[Rows from a dataset]
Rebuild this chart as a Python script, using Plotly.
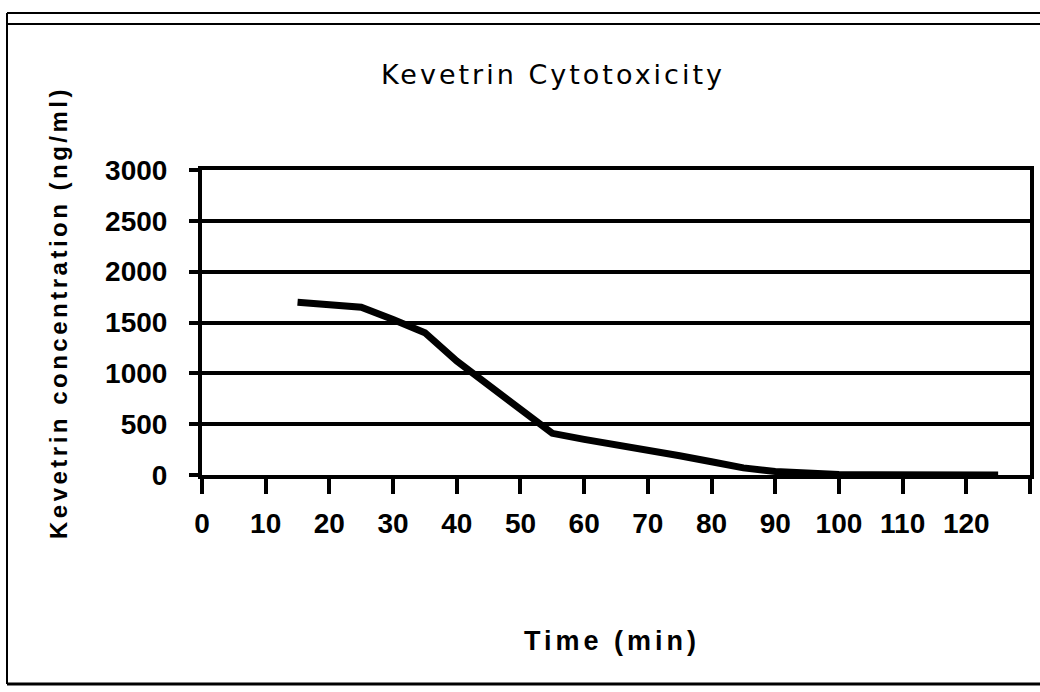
import plotly.graph_objects as go

time_min = [15, 20, 25, 30, 35, 40, 45, 50, 55, 60, 65, 70, 75, 80, 85, 90, 95, 100, 105, 110, 115, 120, 125]
concentration = [1700, 1680, 1650, 1530, 1400, 1120, 880, 640, 410, 350, 300, 240, 190, 130, 70, 35, 12, 5, 3, 2, 1, 1, 0]

x_tickvals = [0, 10, 20, 30, 40, 50, 60, 70, 80, 90, 100, 110, 120, 130]
x_ticktext = ["0", "10", "20", "30", "40", "50", "60", "70", "80", "90", "100", "110", "120", ""]
y_tickvals = [0, 500, 1000, 1500, 2000, 2500, 3000]

chart_title = "Kevetrin Cytotoxicity"
x_title = "Time (min)"
y_title = "Kevetrin concentration (ng/ml)"

L, R, T, B = 202, 10, 170, 217
W, H = 1040, 692
pw = W - L - R
ph = H - T - B

def px(x):
    return (x - L) / pw

def py(y):
    return (H - B - y) / ph

fig = go.Figure()
fig.add_trace(go.Scatter(
    x=time_min, y=concentration, mode="lines",
    line=dict(color="black", width=7), showlegend=False, hoverinfo="skip",
))

tick_font = dict(family="Liberation Sans, Arial, sans-serif", size=28, color="black", weight="bold")

fig.update_layout(
    width=W, height=H,
    margin=dict(l=L, r=R, t=T, b=B),
    paper_bgcolor="white", plot_bgcolor="white",
    title=dict(text='<span style="letter-spacing:3px">' + chart_title + '</span>',
               x=553 / W, xanchor="center", y=1 - 75 / H, yanchor="middle",
               font=dict(family="DejaVu Sans, sans-serif", size=27, color="black")),
    xaxis=dict(
        range=[0, 130], tickvals=x_tickvals, ticktext=x_ticktext,
        ticks="outside", ticklen=15, tickwidth=4, tickcolor="black",
        showline=True, linecolor="black", linewidth=4, mirror=True,
        showgrid=False, zeroline=False, tickfont=tick_font,
        ticklabelstandoff=5, automargin=False,
    ),
    yaxis=dict(
        range=[0, 3000], tickvals=y_tickvals,
        ticks="outside", ticklen=9, tickwidth=4, tickcolor="black",
        showline=True, linecolor="black", linewidth=4, mirror=True,
        showgrid=True, gridcolor="black", gridwidth=4, zeroline=False,
        tickfont=tick_font, ticklabelstandoff=16, automargin=False,
    ),
    annotations=[
        dict(text='<b><span style="letter-spacing:4px">' + x_title + '</span></b>',
             xref="paper", yref="paper", x=px(612), y=py(641),
             xanchor="center", yanchor="middle", showarrow=False,
             font=dict(family="Liberation Sans, Arial, sans-serif", size=27, color="black")),
        dict(text='<b><span style="letter-spacing:3.5px">' + y_title + '</span></b>',
             xref="paper", yref="paper", x=px(58), y=py(313),
             xanchor="center", yanchor="middle", showarrow=False, textangle=-90,
             font=dict(family="Liberation Sans, Arial, sans-serif", size=24, color="black")),
    ],
    shapes=[
        dict(type="line", xref="paper", yref="paper", x0=px(7), x1=px(7), y0=py(684), y1=py(13),
             line=dict(color="black", width=2)),
        dict(type="line", xref="paper", yref="paper", x0=px(7), x1=px(1040), y0=py(684), y1=py(684),
             line=dict(color="black", width=3)),
        dict(type="line", xref="paper", yref="paper", x0=px(7), x1=px(1040), y0=py(13), y1=py(13),
             line=dict(color="black", width=2)),
        dict(type="line", xref="paper", yref="paper", x0=px(7), x1=px(1040), y0=py(24), y1=py(24),
             line=dict(color="black", width=2)),
    ],
)

fig.write_html("out.html", config={"displayModeBar": False},
               post_script="document.body.style.margin='0px';document.body.style.overflow='hidden';")
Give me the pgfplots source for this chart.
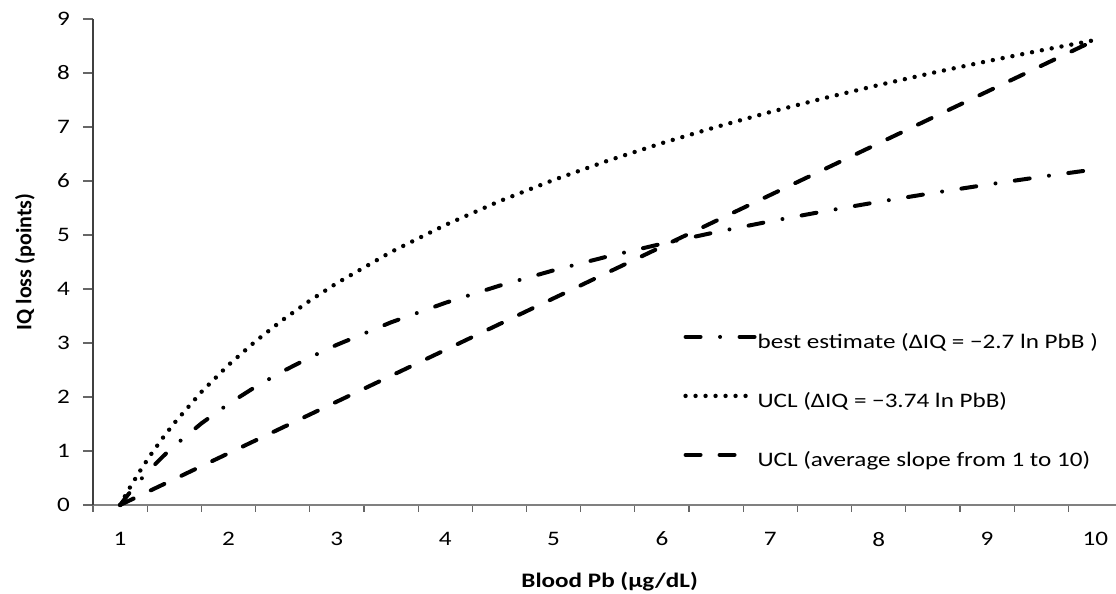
\documentclass[border=0pt]{standalone}
\usepackage{fontspec}
\setmainfont{Carlito}[FakeStretch=1.22, BoldFont={Carlito Bold}]
\newfontfamily\plainfont{Carlito}[BoldFont={Carlito Bold}]
\usepackage{pgfplots}
\pgfplotsset{compat=1.18}
\pgfplotsset{
    leglen/.style={legend image code/.code={\draw[##1] (0pt,3pt) -- (#1,3pt);}}
}

% IQ loss vs blood lead: 2.7 ln x, 3.74 ln x and the straight UCL line
\pgfplotstableread{
x    best    ucl
1    0       0
1.05 0.1317  0.1825
1.1  0.2573  0.3565
1.2  0.4923  0.6819
1.3  0.7084  0.9812
1.4  0.9085  1.2584
1.5  1.0948  1.5165
1.75 1.5110  2.0930
2    1.8715  2.5924
2.25 2.1895  3.0329
2.5  2.4740  3.4269
2.75 2.7313  3.7834
3    2.9662  4.1088
3.5  3.3825  4.6853
4    3.7430  5.1847
4.5  4.0610  5.6253
5    4.3455  6.0193
5.5  4.6028  6.3758
6    4.8378  6.7012
6.5  5.0539  7.0005
7    5.2540  7.2777
7.5  5.4402  7.5357
8    5.6145  7.7771
8.5  5.7782  8.0039
9    5.9325  8.2176
9.5  6.0785  8.4198
10   6.2170  8.6117
}\curves

\begin{document}
\begin{tikzpicture}
\begin{axis}[
    scale only axis,
    width=511.5pt, height=243pt,
    xmin=0.75, xmax=10.19,
    ymin=0, ymax=9,
    clip=false,
    axis x line=bottom, axis y line=left,
    x axis line style={-, draw=black!50, line width=1.2pt},
    y axis line style={-, draw=black!75, line width=0.7pt},
    xtick={1,...,10}, ytick={0,...,9},
    minor xtick={0.75,1.25,...,9.75},
    tick align=outside,
    major tick length=5pt, minor tick length=3.5pt,
    major x tick style={draw=none},
    minor x tick style={draw=black!60, line width=0.6pt},
    major y tick style={draw=black!60, line width=0.6pt},
    /pgf/number format/assume math mode=true,
    tick label style={font=\fontsize{10.3}{12}\selectfont},
    xticklabel style={anchor=north, yshift=-5pt},
    yticklabel style={anchor=east, xshift=-3pt},
    xlabel={Blood Pb (μg/dL)},
    ylabel={IQ loss (points)},
    every axis x label/.style={at={(axis description cs:0.505,-0.157)}, anchor=center,
        font=\fontsize{10.3}{12}\selectfont\bfseries},
    every axis y label/.style={at={(axis description cs:-0.0665,0.5)}, anchor=center, rotate=90,
        font=\plainfont\fontsize{11}{13}\selectfont\bfseries},
    legend style={at={(axis description cs:0.5767,0.3545)}, anchor=north west,
        draw=none, fill=none, inner sep=0pt, row sep=19.7pt, column sep=0.5pt,
        font=\fontsize{10.3}{12}\selectfont,
        nodes={inner sep=0pt, text height=7.5pt, text depth=2.3pt}},
    legend cell align=left,
    leglen=34.5pt,
]
\addplot[black, line width=2pt, line cap=round,
    dash pattern=on 7.5pt off 9.75pt on 0pt off 9.75pt] table[x=x, y=best] {\curves};
\addlegendentry{best estimate (ΔIQ = −2.7 ln PbB )}

\addplot[black, line width=2.2pt, line cap=round,
    dash pattern=on 0pt off 5pt, leglen=30pt] table[x=x, y=ucl] {\curves};
\addlegendentry{UCL (ΔIQ = −3.74 ln PbB)}

\addplot[black, line width=2pt, line cap=round,
    dash pattern=on 7.5pt off 9.5pt, leglen=24.5pt] coordinates {
    (1,0) (10,8.6117)
};
\addlegendentry{UCL (average slope from 1 to 10)}
\end{axis}
\pgfresetboundingbox
\path[use as bounding box] (-46.5pt,-44.5pt) rectangle (511.5pt,252.5pt);
\end{tikzpicture}
\end{document}
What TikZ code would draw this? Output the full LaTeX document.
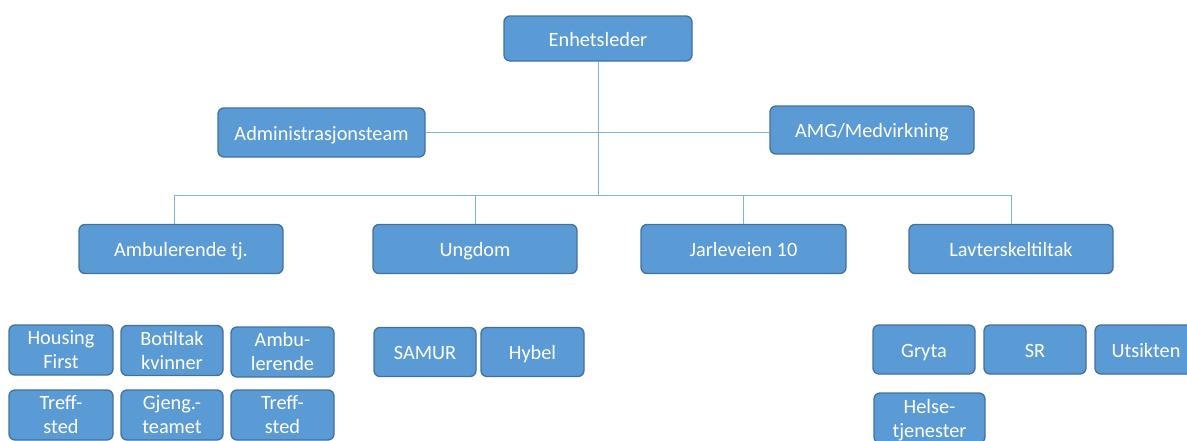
\documentclass[tikz,border=0pt]{standalone}
\usepackage{fontspec}
\setmainfont{Carlito}
\definecolor{boxfill}{HTML}{5B9BD5}
\definecolor{boxline}{HTML}{41719C}
\definecolor{conn}{HTML}{7FB1DE}
\tikzset{
  orgbox/.style={draw=boxline, line width=1.3pt, fill=boxfill, rounded corners=6pt,
    text=white, align=center, inner sep=0pt,
    font=\fontsize{20.3}{24}\selectfont},
  oneline/.style={text height=16pt, text depth=1pt},
  wide/.style={orgbox, oneline, minimum width=204pt, minimum height=49pt},
  small/.style={orgbox, minimum width=103pt, minimum height=50pt},
  link/.style={draw=conn, line width=0.9pt}
}
\begin{document}
\begin{tikzpicture}[x=1pt,y=-1pt]
\useasboundingbox (0,0) rectangle (1187,440);
% top levels
\node[wide, minimum width=188pt, minimum height=45pt] (boss) at (598,38.5) {Enhetsleder};
\node[wide, minimum width=207pt] (admin) at (321.5,132.5) {Administrasjonsteam};
\node[wide, minimum height=48pt] (amg) at (872,130) {AMG/Medvirkning};
\node[wide] (amb) at (181,249) {Ambulerende tj.};
\node[wide] (ung) at (475,249) {Ungdom};
\node[wide, minimum width=205pt] (jarl) at (743.5,249) {Jarleveien 10};
\node[wide] (lav) at (1011,249) {Lavterskeltiltak};
% bottom boxes
\node[small, minimum width=104pt] (housing) at (61,350) {Housing\\First};
\node[small, minimum width=102pt] (botiltak) at (172,350.5) {Botiltak\\kvinner};
\node[small] (ambu) at (282.5,352) {Ambu-\\lerende};
\node[small, minimum width=104pt] (treff1) at (61,415) {Treff-\\sted};
\node[small, minimum width=102pt] (gjeng) at (172,415) {Gjeng.-\\teamet};
\node[small] (treff2) at (282.5,415) {Treff-\\sted};
\node[small, oneline, minimum width=102pt, minimum height=49pt] (samur) at (425,352) {SAMUR};
\node[small, oneline, minimum height=49pt] (hybel) at (532.5,352) {Hybel};
\node[small, oneline, minimum width=102pt, minimum height=49pt] (gryta) at (924,349.5) {Gryta};
\node[small, oneline, minimum width=102pt, minimum height=49pt] (sr) at (1035,349.5) {SR};
\node[small, oneline, minimum width=102pt, minimum height=49pt] (utsikten) at (1146,349.5) {Utsikten};
\node[small, minimum width=111pt] (helse) at (929.5,418) {Helse-\\\smash{tjenester}};
% connectors
\coordinate (bus) at (598,195.5);
\draw[link] (boss.south) -- (bus);
\draw[link] (admin.east) -- (admin.east -| amg.west);
\draw[link] ([xshift=-7pt]amb.north) |- (bus) -| (lav.north);
\draw[link] (ung.north) -- (ung.north |- bus);
\draw[link] (jarl.north) -- (jarl.north |- bus);
\end{tikzpicture}
\end{document}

Given task: All lines from the start of the entries above through the line containing "y_tickvals = [0, 500, 1000, 1500, 2000, 2500, 3000]" are to be given again exactly; the pictures are not.

Answer for the task:
Rebuild this chart as a Python script, using Plotly.
import plotly.graph_objects as go

time_min = [15, 20, 25, 30, 35, 40, 45, 50, 55, 60, 65, 70, 75, 80, 85, 90, 95, 100, 105, 110, 115, 120, 125]
concentration = [1700, 1680, 1650, 1530, 1400, 1120, 880, 640, 410, 350, 300, 240, 190, 130, 70, 35, 12, 5, 3, 2, 1, 1, 0]

x_tickvals = [0, 10, 20, 30, 40, 50, 60, 70, 80, 90, 100, 110, 120, 130]
x_ticktext = ["0", "10", "20", "30", "40", "50", "60", "70", "80", "90", "100", "110", "120", ""]
y_tickvals = [0, 500, 1000, 1500, 2000, 2500, 3000]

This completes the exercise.